Shilling acknowledged “communication goes both ways” and said there have been growing pains for the governor’s staff, as there are for any new administration. Still, she said efforts by Evers to improve relations have received a cold reception from GOP leaders.
“There just has been a level of pettiness that we have seen toward him and the administration, and it’s difficult,” Shilling said. “We can do better. I think Wisconsin deserves better.”
Looking to the 2020 elections, Shilling said Democrats can’t just play defense if they want to someday win back the majority.
Republicans now enjoy a 19-14 majority, and Shilling is one of three GOP targets next fall after she narrowly won re-election in 2016 over former state Sen. Dan Kapanke, R-La Crosse. Republicans are also targeting Sen. Patty Schachtner, D-Somerset, after she won a seat in a 2018 special election that President Trump won by 17 points in 2016 and state Sen. Dave Hansen, D-Green Bay.
Hansen won re-election in 2016 even as Trump won his district. Shilling said she hasn’t had a conversation yet with Hansen on whether he’s running again, saying she typically does that in the spring. Still, she said he was working on legislation when she ran into him earlier this week in Madison before he hustled back to the district for events.

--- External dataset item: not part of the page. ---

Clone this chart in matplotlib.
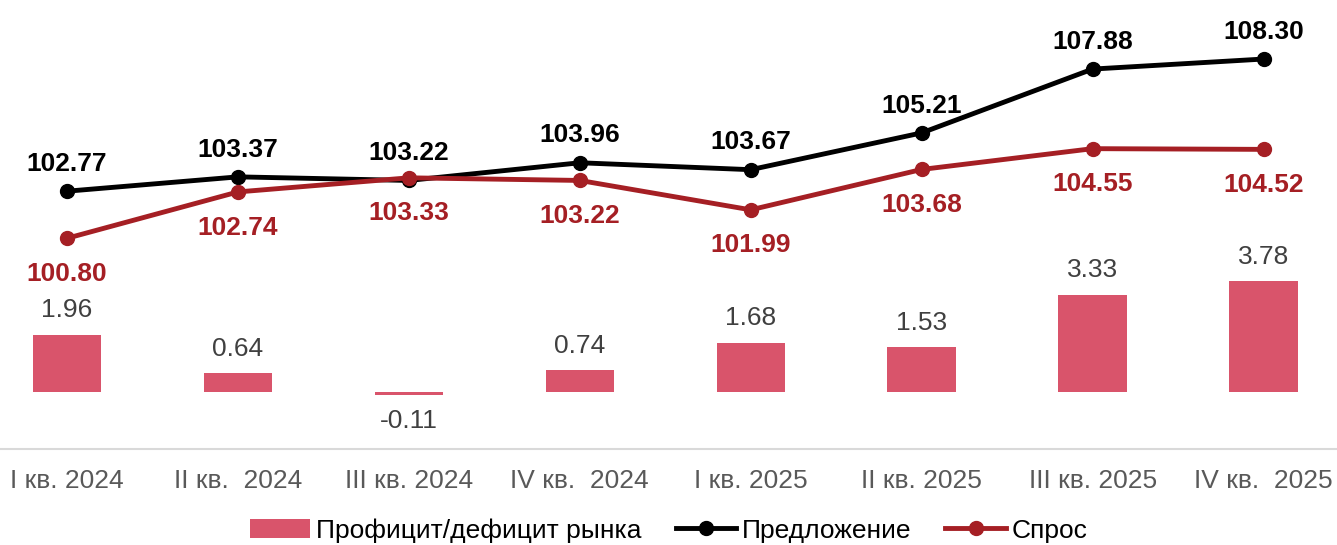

She predicted her GOP colleagues would have to answer “for their inaction” over the past several years on issues important to voters. Shilling also predicted there would be “buyers’ remorse” for voters who had backed Trump in 2016 only to be turned off by his governing style.
In her own race, Kapanke hasn’t publicly indicated his plans for 2020. But Senate Majority Leader Scott Fitzgerald, R-Juneau, told a WisPolitics.com luncheon earlier this year he expected Kapanke to run. Kapanke hasn’t returned repeated calls from WisPolitics.com in recent months.
Shilling beat him in a 2011 recall election before her narrow win in 2012. She finished with a 61-vote win after a recount.
“I still look around a room, and I’ll count to 61,” Shilling said. “That’s never lost on me, and I never take anything for granted.”‘
Shilling also predicted a different dynamic in the GOP Senate caucus if Fitzgerald is successful in his bid for the 5th Congressional District. Fitzgerald is currently unopposed for the GOP nomination in the heavily Republican seat and a strong favorite to succeed U.S. Rep. Jim Sensenbrenner, R-Menomonee Falls, barring a significant change in the field.
Shilling said Fitzgerald has been “skilled at threading the needle” with a GOP caucus that has a broad spectrum of viewpoints that she said has moved farther to the right overall.
“Whoever is the next leader will have their hands full,” Shilling said.